Upstairs on the third floor of the Leatherby Libraries on a Tuesday evening, you might see a group of
College of Educational Studies Ph.D.
students huddled together around a conference table, learning more about writing articles, literature reviews and conference proposals. Led by
Dr. Geraldine “Gerri” McNenny
, these weekly or bi-weekly workshops are not only consistently crowded and very popular, but are helping students get published.
We wanted to take a few moments to interview Dr. McNenny, Director, Graduate Project on Writing & Educational Research, about her work:
How long have you been offering the writing workshops?
The writing workshops, offered under the Graduate Project on Writing and Educational Research (Grad POWER), have been available to graduate students in the CES since the fall of 2007. The more focused workshop series for first-year doctoral students was initiated in the fall of 2013 and has been going strong ever since then.
Do you notice a difference in the level of writing that’s coming out of CES as a result of this and other efforts to improve student writing?
Definitely. Doctoral students’ writing has really taken off in recent years as a result of the combination of EDUC 750 promoting professional productivity, the workshops that follow through with support for further writing, and faculty mentoring. Students have written back to me to tell me that the workshops gave them the group support and opportunities for experimentation and feedback that provided them with the extra impetus to submit conference proposals and manuscripts for publication.
What are some of the most significant outcomes you can point to – published articles, successful conference proposals, that sort of thing?
We have definitely seen a rise in the number of published articles, successful conference proposals, published book reviews, and grant proposals submitted for dissertation support. Each year, CES faculty collaborate to hold a workshop for grant writing for dissertation support, and many students have taken advantage of this to submit scholarship and grant applications as a result. Our research shows that doctoral student productivity is significantly increased when participants experience themselves as part of a supportive community of writing peers. That’s what I aim to provide in offering these workshops. In addition to workshops in professional productivity for incoming doctoral students, I also give workshops on writing conference proposals, scholarly book reviews, articles, grant proposals, and editorials.
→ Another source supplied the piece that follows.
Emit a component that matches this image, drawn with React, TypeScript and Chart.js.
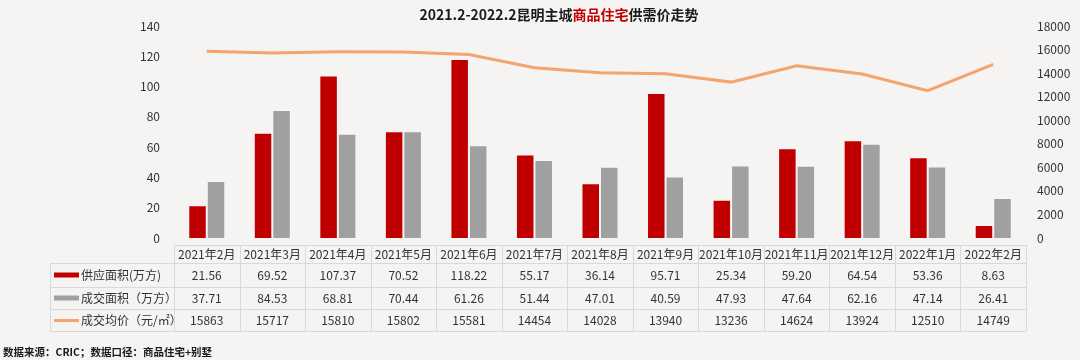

Each June I offer a workshop for writing proposals for the American Educational Research Association (AERA) annual conference. All these opportunities create an atmosphere of positive support and mentoring to help our doctoral students mature as professional writers.
Anything else you’d like to add about the workshops?
Dr. Dawn Hunter
, the director of the Ph.D. Program, and I want to encourage all doctoral students and graduate students throughout the College of Educational Studies to take advantage of the writing support offered by the CES. In addition to writing workshops, the CES also supports the Graduate Writing Fellows Program, a peer mentoring program that allows students to work one-on-one with graduate peers in specific courses. Contrary to traditional representations of the writing process, writing is a very social undertaking. Sharing your work with mentors and peers, getting feedback from others, and experiencing the encouragement provided by a community of scholars are key strategies to building a successful professional career in education. We welcome all CES graduate students to participate in the writing support so generously supported by CES’s Dean Don Cardinal.